View Full Version : How's the family support, once they're home?


danielle
01-02-2005, 11:17 AM
Has your loved one's family been supportive of him/her, since they've been home?

Were they supportive while they were in?

Has your family been supportive - both while your loved one was in and since coming out?

What bothers me is that one family member (of his) told me not to get used to him being home. That they had all done their "time" with him and the "next time" I wouldn't be so eager to help him.

Maybe I was being dim, but I had sincerely hoped there wouldn't be a next time. So far, so good.

My family has always been supportive - both while he was in and out. Well, they were supportive of me, anyway. Nobody ever wrote or visited, but they never discouraged our relationship. I've even used other family member's vehicles to drive to visits, etc.

His family became really interested in him when they found out he was being released. He was being released within the confines of the interstate compact program, so it actually took 2 months from the time he was granted parole until he walked out of the prison. During that 2 month period, they suddenly began to call me. Once he was home, everybody wanted to see him. They even helped arrange for his first job.

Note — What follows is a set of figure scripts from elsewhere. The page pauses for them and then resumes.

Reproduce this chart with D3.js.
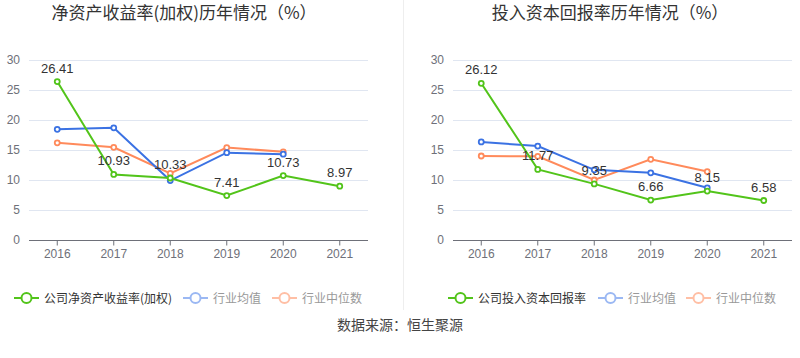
<!DOCTYPE html>
<html>
<head>
<meta charset="utf-8">
<script src="https://cdn.jsdelivr.net/npm/d3@7/dist/d3.min.js"></script>
<style>
  body { margin: 0; background: #fff; }
  svg { display: block; font-family: "Noto Sans CJK SC", "Liberation Sans", sans-serif; }
</style>
</head>
<body>
<svg id="chart" width="800" height="358"></svg>
<script>
var years = ["2016", "2017", "2018", "2019", "2020", "2021"];
var yTicks = [0, 5, 10, 15, 20, 25, 30];

// left: ROE (weighted)
var roeCompany = [26.41, 10.93, 10.33, 7.41, 10.73, 8.97];
var roeAvg = [18.45, 18.7, 9.9, 14.55, 14.3, null];
var roeMedian = [16.2, 15.45, 11.1, 15.4, 14.7, null];

// right: ROIC
var roicCompany = [26.12, 11.77, 9.35, 6.66, 8.15, 6.58];
var roicAvg = [16.35, 15.65, 11.7, 11.2, 8.7, null];
var roicMedian = [14.0, 13.95, 10.0, 13.45, 11.4, null];

var green = "#52c41a", blue = "#3b72e3", orange = "#ff8a5b";
var blueLight = "#9bb8f3", orangeLight = "#ffbfa5";

var svg = d3.select("#chart");

// divider between the two panels
svg.append("line")
    .attr("x1", 403.5).attr("x2", 403.5)
    .attr("y1", 0).attr("y2", 310)
    .attr("stroke", "#eeeeee");

svg.append("text")
    .attr("x", 400).attr("y", 330)
    .attr("text-anchor", "middle")
    .attr("font-size", 14)
    .attr("fill", "#444")
    .text("数据来源：恒生聚源");

function drawPanel(opt) {
    var g = svg.append("g");
    var x = d3.scaleBand().domain(years).range([opt.left, opt.right]);
    var y = d3.scaleLinear().domain([0, 30]).range([240, 60]);
    var cx = function (d, i) { return x(years[i]) + x.bandwidth() / 2; };

    g.append("text")
        .attr("x", opt.titleX).attr("y", 19)
        .attr("text-anchor", "middle")
        .attr("font-size", 17)
        .attr("fill", "#333")
        .text(opt.title);

    // grid
    g.selectAll(".grid").data(yTicks.slice(1)).enter().append("line")
        .attr("x1", opt.left).attr("x2", opt.right)
        .attr("y1", function (d) { return y(d) + 0.5; })
        .attr("y2", function (d) { return y(d) + 0.5; })
        .attr("stroke", "#e0e6f1");

    var yAxis = d3.axisLeft(y).tickValues(yTicks).tickSize(0).tickPadding(9);
    var ya = g.append("g").attr("transform", "translate(" + opt.left + ",0)").call(yAxis);
    ya.select(".domain").remove();
    ya.selectAll("text").attr("font-size", 12).attr("fill", "#6e7079")
        .attr("font-family", "Liberation Sans, sans-serif");

    var xAxis = d3.axisBottom(x).tickSize(5).tickPadding(4);
    var xa = g.append("g").attr("transform", "translate(0,240.5)").call(xAxis);
    xa.select(".domain").attr("stroke", "#6e7079").attr("d", "M" + opt.left + ",0H" + opt.right);
    xa.selectAll(".tick line").attr("stroke", "#6e7079");
    xa.selectAll("text").attr("font-size", 12).attr("fill", "#6e7079")
        .attr("font-family", "Liberation Sans, sans-serif");

    var series = [
        { values: opt.median, color: orange },
        { values: opt.avg, color: blue },
        { values: opt.company, color: green }
    ];
    series.forEach(function (s) {
        var line = d3.line()
            .defined(function (d) { return d != null; })
            .x(cx)
            .y(function (d) { return y(d); });
        g.append("path").datum(s.values)
            .attr("d", line)
            .attr("fill", "none")
            .attr("stroke", s.color)
            .attr("stroke-width", 2);
        g.selectAll(null).data(s.values).enter()
            .filter(function (d) { return d != null; })
            .append("circle")
            .attr("cx", cx)
            .attr("cy", function (d) { return y(d); })
            .attr("r", 2.5)
            .attr("fill", "#fff")
            .attr("stroke", s.color)
            .attr("stroke-width", 1.8);
    });

    g.selectAll(".lbl").data(opt.company).enter().append("text")
        .attr("x", cx)
        .attr("y", function (d) { return y(d) - 9; })
        .attr("text-anchor", "middle")
        .attr("font-size", 13)
        .attr("fill", "#333")
        .attr("font-family", "Liberation Sans, sans-serif")
        .text(function (d) { return d.toFixed(2); });

    // legend
    var items = [
        { name: opt.legendName, icon: green, text: "#333", x: opt.legendX[0] },
        { name: "行业均值", icon: blueLight, text: "#999", x: opt.legendX[1] },
        { name: "行业中位数", icon: orangeLight, text: "#999", x: opt.legendX[2] }
    ];
    var lg = g.selectAll(".leg").data(items).enter().append("g")
        .attr("transform", function (d) { return "translate(" + d.x + ",298)"; });
    lg.append("line").attr("x1", 0).attr("x2", 25).attr("y1", 0).attr("y2", 0)
        .attr("stroke", function (d) { return d.icon; }).attr("stroke-width", 2);
    lg.append("circle").attr("cx", 12.5).attr("cy", 0).attr("r", 5)
        .attr("fill", "#fff").attr("stroke", function (d) { return d.icon; }).attr("stroke-width", 2);
    lg.append("text").attr("x", 30).attr("y", 4.5)
        .attr("font-size", 12)
        .attr("fill", function (d) { return d.text; })
        .text(function (d) { return d.name; });
}

drawPanel({
    left: 29, right: 368, titleX: 184,
    title: "净资产收益率(加权)历年情况（%）",
    company: roeCompany, avg: roeAvg, median: roeMedian,
    legendName: "公司净资产收益率(加权)",
    legendX: [14, 183, 272]
});

drawPanel({
    left: 453, right: 792, titleX: 610,
    title: "投入资本回报率历年情况（%）",
    company: roicCompany, avg: roicAvg, median: roicMedian,
    legendName: "公司投入资本回报率",
    legendX: [448, 598, 686]
});
</script>
</body>
</html>
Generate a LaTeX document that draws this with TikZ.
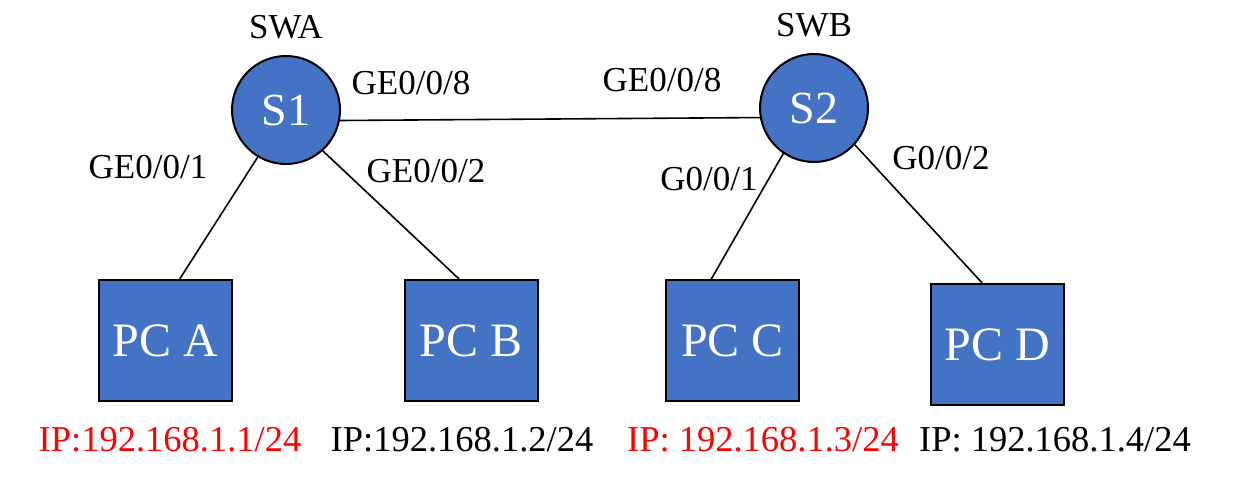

Some cousins and an aunt did write him, but nobody ever visited him.

Since he's been home, they've been extremely supportive and encouraging of him - both families. In fact, he and his father hadn't spoken in years. Now they actually have a good relationship and he either visits or calls his dad every single day.

Considering my husband's track record, I guess we're very fortunate that anybody in either family still speaks to us.

Do you ever get the mixed signals, though? I've just began to wonder how much of that support is sincere.

strongernow
01-02-2005, 11:23 AM
I am very fortunate that my family and his family were both supportive while my fiance was in jail and prison. Each in their own ways, some sent mail and money orders, some visited and allowed him to call.

Since he has been home the support has continued. I believe this is due to the fact that he has truly used this experience to change himself for the better and they all know and see that with his words and actions.

When I moved back to Georgia from Wisconsin, we actually lived with his father for the first 3 months after he was home until we found a house. My family also continues to be supportive of decisions we make and my own stepfather has even stepped in and talked to both of us in some of our hardest times.

I am truly grateful for all of the support now and then :)

HotLatinaMILF4U
01-02-2005, 11:00 PM
My family lives out of state and I am not close with many of them. But to the extent that they could be supportive during his incarceration and now that he is home it goes a little something like this:

My niece, she is only two years younger than me and we were raised together never questioned the way I met him, his incarceration or gave me any reason to believe she had a problem with our relationship. She always did and continues to ask how we are and chose to postpone a visit to me when she found out it would coincide with his homecoming. She wanted us to have some time to ourselves.

My daughter who at age 26 is only one year younger than Sebastian. Stormie was supportive from the moment I told her about the man in prison I was falling in love with. She has experienced a then boyfriend doing time and had no stigma about it.

My brother who is my father figure since dad passed doesn't really talk about it however our relationship is such that he and I don't often discuss such matters. When it comes to my big bro I could bring home Jesus Christ himself, he could walk on water and perform a million miracles and my brother would sit back and ask, "Sure but how's he gonna treat my baby sister in the years to come?" I am satisified in the knowledge that my brother would definitely speak up if he had a real problem with it.

My youngest son just turned 18 and came to visit last week. I talked to him about Sebastian including the fact that we want to be married. We all spent time together and Christian asked my man alot of questions about his incarceration and subsequent parole and Sebastian was completely honest with him. The two of them got on like old friends even going out together without me. Sebastian told me that Christian had asked him if he was going to marry his mother. Sebastian told him yes. It was a little strange for me to be "looked out for" by my son. He has grown up so much. He really likes Sebastian, I know this not only because he told me but because Christian like his mother has NO FEAR OF THE TRUTH and wouldn't have said anything just to please me.

As for Sebastian's family:

They live here in Rockford. They are very close. Sebastian is on house arrest and lives with his mother and father, younger sister and her 3 little boys. His family has been 100% supportive of him at all times.

I got to know his mother via 3-way calls while Sebastian was locked up. She is less than a year older than me and never questioned our relationship. Often she would call me if she hadn't heard from him or to ask me to pass along a message. Once he got home we finally met face to face. We are fast becoming family. She tells me she appreciates what I've done for her son especially the fact that I love him so. I told her that I appreciate what a good mother she's been and thanked her for sharing her only son with me. His family are weekly visitors at my dinner table, we've had parties and exchange gifts, laughter and love. We are so fortunate that his family is as supportive as they are. We are blessed.

Patty

California Sunshine
01-02-2005, 11:00 PM
My guys family is fairly supportive,they believe this is it for him he will not go back

My family is just now starting to accept him but they have the wait and see attitude,they don't really believe things will work out but are hoping they do.